Le deuxième aspect qui nous importait était de relier également cette conférence avec la convivialité. Le mot est aujourd’hui beaucoup utilisé et parfois galvaudé, mais il n’en demeure pas moins un aspect essentiel qui va au-delà du simple moment où tout à chacun partage un moment agréable en compagnie d’autres personnes. La convivialité est ici sans doute à inscrire dans une réflexion liée à la mise en acte de l’égalité et pourrait trouver sa source dans les premières élections démocratiques qui ont eu lieu au moment de la révolution française. À ce tournant, les élections ne consistaient pas uniquement à glisser de manière anonyme son bulletin ou sa part de souveraineté dans l’urne mais à également éprouver physiquement et collectivement, de manière souvent joyeuse et émotionnelle, l’égal-égalité de chaque citoyen. Elles donnaient lieu à de grands rassemblements qui pouvaient durer selon les circonstances plusieurs jours. Le chemin parcouru par la société, même s’il reste imparfait, nous fait souvent oublier qu’une telle occasion pouvait de facto symboliser une rupture profonde, une révolution en soi avec la société d’ancien régime intrinsèquement réparties en trois ordres.
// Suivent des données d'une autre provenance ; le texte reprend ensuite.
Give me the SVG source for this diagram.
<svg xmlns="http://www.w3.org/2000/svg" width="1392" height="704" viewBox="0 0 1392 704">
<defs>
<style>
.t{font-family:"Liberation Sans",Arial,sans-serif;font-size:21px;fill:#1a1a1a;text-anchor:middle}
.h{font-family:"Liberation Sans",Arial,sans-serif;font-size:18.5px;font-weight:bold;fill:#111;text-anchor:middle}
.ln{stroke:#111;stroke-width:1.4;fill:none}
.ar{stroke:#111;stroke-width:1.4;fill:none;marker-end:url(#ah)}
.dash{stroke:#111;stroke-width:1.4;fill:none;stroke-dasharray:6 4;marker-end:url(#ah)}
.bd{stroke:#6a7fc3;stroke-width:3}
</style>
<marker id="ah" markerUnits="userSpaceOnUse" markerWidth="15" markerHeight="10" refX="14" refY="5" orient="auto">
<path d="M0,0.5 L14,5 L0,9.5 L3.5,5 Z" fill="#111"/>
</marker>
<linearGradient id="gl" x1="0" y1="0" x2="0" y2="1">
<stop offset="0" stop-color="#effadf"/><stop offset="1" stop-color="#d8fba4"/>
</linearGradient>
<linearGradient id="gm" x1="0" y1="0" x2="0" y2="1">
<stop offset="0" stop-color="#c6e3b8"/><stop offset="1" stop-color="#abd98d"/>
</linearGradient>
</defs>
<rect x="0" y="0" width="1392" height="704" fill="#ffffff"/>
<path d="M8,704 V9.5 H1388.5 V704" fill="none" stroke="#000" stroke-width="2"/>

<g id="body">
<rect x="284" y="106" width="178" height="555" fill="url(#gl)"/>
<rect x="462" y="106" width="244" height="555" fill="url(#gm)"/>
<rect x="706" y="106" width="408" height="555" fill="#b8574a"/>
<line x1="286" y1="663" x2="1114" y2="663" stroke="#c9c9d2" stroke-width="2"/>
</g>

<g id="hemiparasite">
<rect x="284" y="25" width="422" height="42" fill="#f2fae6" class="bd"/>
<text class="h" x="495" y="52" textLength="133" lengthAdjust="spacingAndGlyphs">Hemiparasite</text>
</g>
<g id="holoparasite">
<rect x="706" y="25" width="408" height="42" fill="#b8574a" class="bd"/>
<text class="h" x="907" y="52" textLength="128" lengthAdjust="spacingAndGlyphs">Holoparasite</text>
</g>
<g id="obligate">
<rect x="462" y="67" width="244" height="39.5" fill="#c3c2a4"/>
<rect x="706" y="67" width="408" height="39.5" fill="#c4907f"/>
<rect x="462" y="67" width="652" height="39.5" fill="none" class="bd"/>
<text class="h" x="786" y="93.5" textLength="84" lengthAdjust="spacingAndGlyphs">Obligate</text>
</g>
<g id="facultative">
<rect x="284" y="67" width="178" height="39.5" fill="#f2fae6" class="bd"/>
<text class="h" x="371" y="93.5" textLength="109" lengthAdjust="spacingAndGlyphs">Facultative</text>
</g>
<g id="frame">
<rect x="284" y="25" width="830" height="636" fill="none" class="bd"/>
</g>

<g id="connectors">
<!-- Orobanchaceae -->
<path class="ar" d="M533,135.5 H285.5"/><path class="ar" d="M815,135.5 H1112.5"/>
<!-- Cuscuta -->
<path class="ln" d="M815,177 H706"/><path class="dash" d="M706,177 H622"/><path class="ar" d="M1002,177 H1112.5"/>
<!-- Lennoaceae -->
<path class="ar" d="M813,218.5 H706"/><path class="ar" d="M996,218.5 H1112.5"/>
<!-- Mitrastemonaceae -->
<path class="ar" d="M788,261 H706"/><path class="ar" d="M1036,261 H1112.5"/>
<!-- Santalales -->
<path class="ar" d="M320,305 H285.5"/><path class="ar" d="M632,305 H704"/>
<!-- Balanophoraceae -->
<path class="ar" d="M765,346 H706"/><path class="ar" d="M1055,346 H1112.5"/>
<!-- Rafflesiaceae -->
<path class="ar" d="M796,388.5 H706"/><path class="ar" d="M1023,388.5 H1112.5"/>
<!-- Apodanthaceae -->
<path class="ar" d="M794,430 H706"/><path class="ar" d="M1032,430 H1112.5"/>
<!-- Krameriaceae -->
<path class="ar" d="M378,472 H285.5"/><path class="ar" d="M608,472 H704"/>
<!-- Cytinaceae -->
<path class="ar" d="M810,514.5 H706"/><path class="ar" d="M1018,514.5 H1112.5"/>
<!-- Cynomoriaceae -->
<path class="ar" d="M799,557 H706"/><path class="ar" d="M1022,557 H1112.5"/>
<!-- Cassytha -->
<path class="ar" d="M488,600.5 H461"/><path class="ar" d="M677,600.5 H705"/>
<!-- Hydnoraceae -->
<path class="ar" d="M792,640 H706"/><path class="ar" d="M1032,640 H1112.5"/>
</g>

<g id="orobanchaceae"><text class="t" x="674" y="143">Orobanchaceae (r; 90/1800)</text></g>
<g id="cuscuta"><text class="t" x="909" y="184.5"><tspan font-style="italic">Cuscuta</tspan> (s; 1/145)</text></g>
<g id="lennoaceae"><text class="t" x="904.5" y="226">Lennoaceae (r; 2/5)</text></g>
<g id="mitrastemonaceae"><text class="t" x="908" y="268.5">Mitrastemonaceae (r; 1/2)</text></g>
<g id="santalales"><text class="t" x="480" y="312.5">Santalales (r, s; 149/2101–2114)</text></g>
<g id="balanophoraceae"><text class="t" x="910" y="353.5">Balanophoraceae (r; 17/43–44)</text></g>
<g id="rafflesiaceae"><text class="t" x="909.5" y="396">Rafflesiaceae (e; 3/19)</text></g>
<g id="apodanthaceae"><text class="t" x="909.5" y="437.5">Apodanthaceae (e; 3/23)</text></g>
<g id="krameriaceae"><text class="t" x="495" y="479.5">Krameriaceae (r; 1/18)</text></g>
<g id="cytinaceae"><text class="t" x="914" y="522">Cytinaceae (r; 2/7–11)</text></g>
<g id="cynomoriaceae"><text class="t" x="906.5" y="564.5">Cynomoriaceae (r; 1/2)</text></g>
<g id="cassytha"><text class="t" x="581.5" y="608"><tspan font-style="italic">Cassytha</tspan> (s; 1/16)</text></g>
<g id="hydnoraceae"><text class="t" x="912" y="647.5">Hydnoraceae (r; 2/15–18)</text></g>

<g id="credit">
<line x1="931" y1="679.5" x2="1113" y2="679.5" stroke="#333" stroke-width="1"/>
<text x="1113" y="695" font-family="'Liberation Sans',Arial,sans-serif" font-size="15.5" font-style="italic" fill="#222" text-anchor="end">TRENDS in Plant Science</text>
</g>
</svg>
Il était précisément impensable de rassembler dans un même espace, les nobles déchus, le clergé malmené et l’ancien Tiers Etat. Renouer aujourd’hui avec cette tradition du rassemblement convivial nous force cependant, au-delà du sentiment d’égalité et des droits liés à chaque individu, à éprouver encore plus profondément notre commune humanité, à associer et partager sans détours, sous formes culinaire et autre, les cultures qui font que le Luxembourg, au-delà d’un pays démocratique, soit relier à lui-même, au monde et aux cultures qui l’inventent et le réinventent chaque jour.